Bir de Gülfer’in bana anlattığına göre öyle bir şey yapıyorlar ki, bu kadınlar aslında bu adamların sevgilileri değil, örgüte kuryecilik yapan kişiler! Zaten dosyada da böyle şeyler var. Dosyada, dava harici gereksiz bir sürü ıvır zıvır var. Yargılanan insanların sosyal çevreleri birer örgüt ilişkisi çerçevesinde ele alınıyor; sevgililerin görüşmeleri kuryecilik iddiasına yol açıyor. Tüm hissi ilişkileri(!) rapor ediliyor. İnsanların yaşam tarzları sorgulanıyor sanki. Bunlar delil gösteriliyor. 

İşin ilginç tarafı kadını aşağılayan cinsiyetçi yaklaşımlardan sonra duyduğum bir başka şok şey de, avukat arkadaşımın kocası da bu davada gözaltına alınmış ve bunların bir oğlu var.

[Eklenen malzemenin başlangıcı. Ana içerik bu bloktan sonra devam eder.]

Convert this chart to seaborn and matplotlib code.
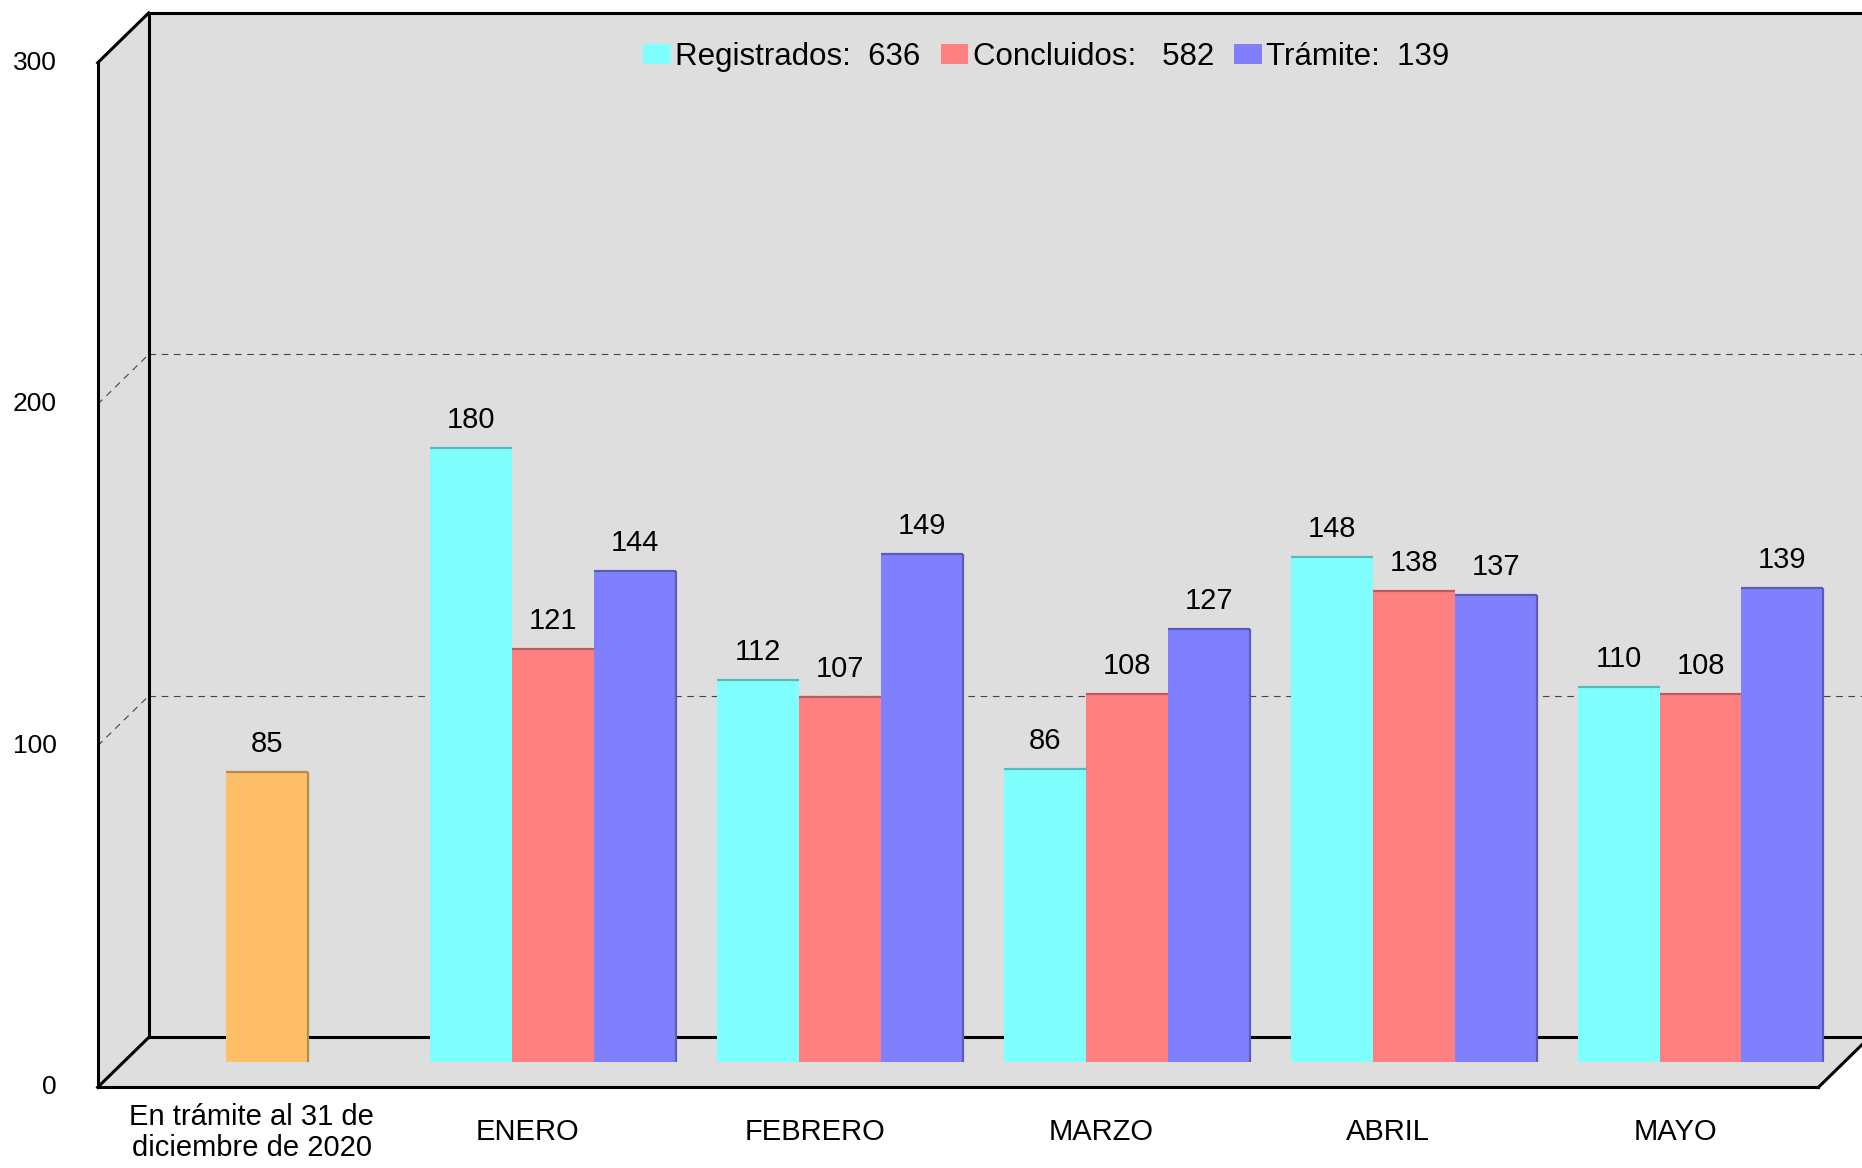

Çocuk yedi sekiz yaşlarında ve adı da dosyada geçiyormuş. Ayol, kıyameti koparıyorsunuz, çocukları örgütler ön plana çıkarıyor diye! Yok, çocuklara gerilla kıyafetleri giydiriyorsunuz diye! Peki, bu yedi sekiz yaşındaki çocuğun ismini ne diye geçiriyorsunuz raporda? Ne alaka o çocuğun o raporda olması şimdi?

Not: Geçen hafta yazdığım “Sivil Şehit de neyin nesi?” başlıklı yazımı hatırlarsınız. O yazının yayımlandığı gün Sayın Bakan Fatma Şahin Hanımefendi beni aradı ve kesinlikle şehitliğin tanımını yapmadığını, öyle bir niyetinin olmadığını, medyaca yanlış anlaşıldığını, zaten yedi sekiz yıldır var olan bir yasayı gündeme getirdiğini ve mağdur olan herkesin bu yasadan yararlanmasını istediğini söyledi. Bununla ilgili de bilgi notları gönderdi bana. İleriki yazılarımda bu konuda yorumlarımı sizlerle paylaşacağım.